Set exercise: Leave out the pictures and restate the rest of the data exactly.

Recorded data:
=======
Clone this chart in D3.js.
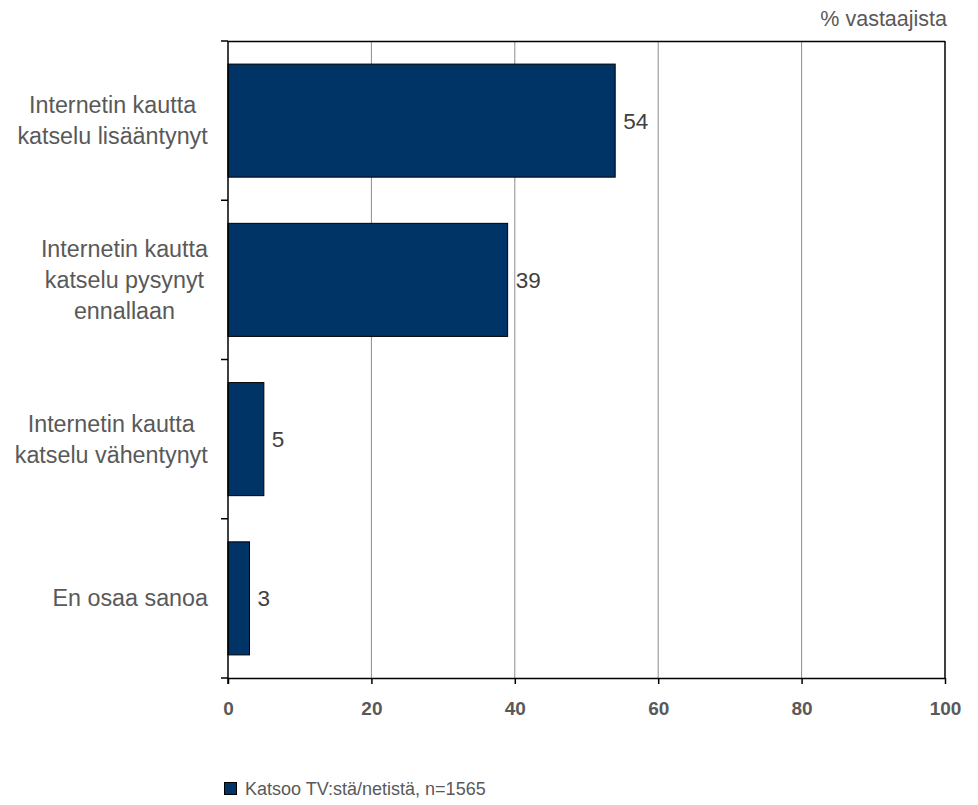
<!DOCTYPE html>
<html>
<head>
<meta charset="utf-8">
<script src="https://cdn.jsdelivr.net/npm/d3@7"></script>
<style>
  body { margin: 0; background: #fff; }
  text { font-family: "Liberation Sans", Arial, sans-serif; }
</style>
</head>
<body>
<svg id="chart" width="978" height="805"></svg>
<script>
const categories = [
  ["Internetin kautta", "katselu lisääntynyt"],
  ["Internetin kautta", "katselu pysynyt", "ennallaan"],
  ["Internetin kautta", "katselu vähentynyt"],
  ["En osaa sanoa"]
];
const values = [54, 39, 5, 3];
const xTicks = [0, 20, 40, 60, 80, 100];
const seriesName = "Katsoo TV:stä/netistä, n=1565";
const unitLabel = "% vastaajista";

(function () {
const svg = d3.select("#chart");
const pL = 228, pR = 945, pT = 41, pB = 678;
const x = d3.scaleLinear().domain([0, 100]).range([pL, pR]);
const ids = categories.map((c, i) => i);
const y = d3.scaleBand().domain(ids).range([pT, pB]).paddingInner(0.29).paddingOuter(0.145);

// gridlines
svg.append("g").selectAll("line").data(xTicks.filter(t => t > 0 && t < 100)).join("line")
  .attr("x1", d => x(d)).attr("x2", d => x(d))
  .attr("y1", pT).attr("y2", pB)
  .attr("stroke", "#8c8c8c").attr("stroke-width", 1);

// frame top & right
svg.append("line").attr("x1", pL).attr("x2", pR).attr("y1", pT + 0.5).attr("y2", pT + 0.5)
  .attr("stroke", "#000").attr("stroke-width", 1.5);
svg.append("line").attr("x1", pR).attr("x2", pR).attr("y1", pT).attr("y2", pB)
  .attr("stroke", "#000").attr("stroke-width", 1.5);

// bars
svg.append("g").selectAll("rect").data(values).join("rect")
  .attr("x", x(0))
  .attr("y", (d, i) => y(i))
  .attr("width", d => x(d) - x(0))
  .attr("height", y.bandwidth())
  .attr("fill", "#003366")
  .attr("stroke", "#000").attr("stroke-width", 1);

// value labels
svg.append("g").selectAll("text").data(values).join("text")
  .attr("x", d => x(d) + 8)
  .attr("y", (d, i) => y(i) + y.bandwidth() / 2 + 8)
  .attr("font-size", 22.5)
  .attr("fill", "#404040")
  .text(d => d);

// x axis
const xAxis = d3.axisBottom(x).tickValues(xTicks).tickSize(6).tickPadding(0).tickSizeOuter(0);
const gx = svg.append("g").attr("transform", `translate(0,${pB})`).call(xAxis);
gx.select(".domain").attr("stroke", "#000").attr("stroke-width", 1.5);
gx.selectAll(".tick line").attr("stroke", "#000").attr("stroke-width", 1.5);
gx.selectAll(".tick text").attr("font-size", 19).attr("font-weight", "bold")
  .attr("fill", "#595959").attr("dy", null).attr("y", 37)
  .style("font-family", '"Liberation Sans", Arial, sans-serif');

// y axis with ticks at band boundaries
svg.append("line").attr("x1", pL).attr("x2", pL).attr("y1", pT).attr("y2", pB + 6)
  .attr("stroke", "#000").attr("stroke-width", 1.5);
const boundaries = d3.range(categories.length + 1).map(i => pT + i * (pB - pT) / categories.length);
svg.append("g").selectAll("line").data(boundaries).join("line")
  .attr("x1", pL - 7).attr("x2", pL)
  .attr("y1", d => d).attr("y2", d => d)
  .attr("stroke", "#000").attr("stroke-width", 1.5);

// category labels
const lineH = 31;
const catG = svg.append("g");
categories.forEach((lines, i) => {
  const cy = y(i) + y.bandwidth() / 2;
  const t = catG.append("text").attr("font-size", 23.3).attr("fill", "#595959").attr("text-anchor", "middle");
  lines.forEach((ln, j) => {
    t.append("tspan").attr("x", 0).attr("y", cy - (lines.length - 1) / 2 * lineH + 8 + j * lineH).text(ln);
  });
  const w = t.node().getBBox().width;
  t.selectAll("tspan").attr("x", 208 - w / 2);
});

// unit label
svg.append("text").attr("x", 947).attr("y", 26).attr("text-anchor", "end")
  .attr("font-size", 21.5).attr("fill", "#595959").text(unitLabel);

// legend
svg.append("rect").attr("x", 224.5).attr("y", 782.5).attr("width", 12).attr("height", 12)
  .attr("fill", "#003366").attr("stroke", "#000").attr("stroke-width", 1);
svg.append("text").attr("x", 245).attr("y", 795).attr("font-size", 18).attr("fill", "#595959").text(seriesName);
})();
</script>
</body>
</html>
=======
Output for this task:
Clone this chart in D3.js.
<!DOCTYPE html>
<html>
<head>
<meta charset="utf-8">
<script src="https://cdn.jsdelivr.net/npm/d3@7"></script>
<style>
  body { margin: 0; background: #fff; }
  text { font-family: "Liberation Sans", Arial, sans-serif; }
</style>
</head>
<body>
<svg id="chart" width="978" height="805"></svg>
<script>
const categories = [
  ["Internetin kautta", "katselu lisääntynyt"],
  ["Internetin kautta", "katselu pysynyt", "ennallaan"],
  ["Internetin kautta", "katselu vähentynyt"],
  ["En osaa sanoa"]
];
const values = [54, 39, 5, 3];
const xTicks = [0, 20, 40, 60, 80, 100];
const seriesName = "Katsoo TV:stä/netistä, n=1565";
const unitLabel = "% vastaajista";

(function () {
const svg = d3.select("#chart");
const pL = 228, pR = 945, pT = 41, pB = 678;
const x = d3.scaleLinear().domain([0, 100]).range([pL, pR]);
const ids = categories.map((c, i) => i);
const y = d3.scaleBand().domain(ids).range([pT, pB]).paddingInner(0.29).paddingOuter(0.145);

// gridlines
svg.append("g").selectAll("line").data(xTicks.filter(t => t > 0 && t < 100)).join("line")
  .attr("x1", d => x(d)).attr("x2", d => x(d))
  .attr("y1", pT).attr("y2", pB)
  .attr("stroke", "#8c8c8c").attr("stroke-width", 1);

// frame top & right
svg.append("line").attr("x1", pL).attr("x2", pR).attr("y1", pT + 0.5).attr("y2", pT + 0.5)
  .attr("stroke", "#000").attr("stroke-width", 1.5);
svg.append("line").attr("x1", pR).attr("x2", pR).attr("y1", pT).attr("y2", pB)
  .attr("stroke", "#000").attr("stroke-width", 1.5);

// bars
svg.append("g").selectAll("rect").data(values).join("rect")
  .attr("x", x(0))
  .attr("y", (d, i) => y(i))
  .attr("width", d => x(d) - x(0))
  .attr("height", y.bandwidth())
  .attr("fill", "#003366")
  .attr("stroke", "#000").attr("stroke-width", 1);

// value labels
svg.append("g").selectAll("text").data(values).join("text")
  .attr("x", d => x(d) + 8)
  .attr("y", (d, i) => y(i) + y.bandwidth() / 2 + 8)
  .attr("font-size", 22.5)
  .attr("fill", "#404040")
  .text(d => d);

// x axis
const xAxis = d3.axisBottom(x).tickValues(xTicks).tickSize(6).tickPadding(0).tickSizeOuter(0);
const gx = svg.append("g").attr("transform", `translate(0,${pB})`).call(xAxis);
gx.select(".domain").attr("stroke", "#000").attr("stroke-width", 1.5);
gx.selectAll(".tick line").attr("stroke", "#000").attr("stroke-width", 1.5);
gx.selectAll(".tick text").attr("font-size", 19).attr("font-weight", "bold")
  .attr("fill", "#595959").attr("dy", null).attr("y", 37)
  .style("font-family", '"Liberation Sans", Arial, sans-serif');

// y axis with ticks at band boundaries
svg.append("line").attr("x1", pL).attr("x2", pL).attr("y1", pT).attr("y2", pB + 6)
  .attr("stroke", "#000").attr("stroke-width", 1.5);
const boundaries = d3.range(categories.length + 1).map(i => pT + i * (pB - pT) / categories.length);
svg.append("g").selectAll("line").data(boundaries).join("line")
  .attr("x1", pL - 7).attr("x2", pL)
  .attr("y1", d => d).attr("y2", d => d)
  .attr("stroke", "#000").attr("stroke-width", 1.5);

// category labels
const lineH = 31;
const catG = svg.append("g");
categories.forEach((lines, i) => {
  const cy = y(i) + y.bandwidth() / 2;
  const t = catG.append("text").attr("font-size", 23.3).attr("fill", "#595959").attr("text-anchor", "middle");
  lines.forEach((ln, j) => {
    t.append("tspan").attr("x", 0).attr("y", cy - (lines.length - 1) / 2 * lineH + 8 + j * lineH).text(ln);
  });
  const w = t.node().getBBox().width;
  t.selectAll("tspan").attr("x", 208 - w / 2);
});

// unit label
svg.append("text").attr("x", 947).attr("y", 26).attr("text-anchor", "end")
  .attr("font-size", 21.5).attr("fill", "#595959").text(unitLabel);

// legend
svg.append("rect").attr("x", 224.5).attr("y", 782.5).attr("width", 12).attr("height", 12)
  .attr("fill", "#003366").attr("stroke", "#000").attr("stroke-width", 1);
svg.append("text").attr("x", 245).attr("y", 795).attr("font-size", 18).attr("fill", "#595959").text(seriesName);
})();
</script>
</body>
</html>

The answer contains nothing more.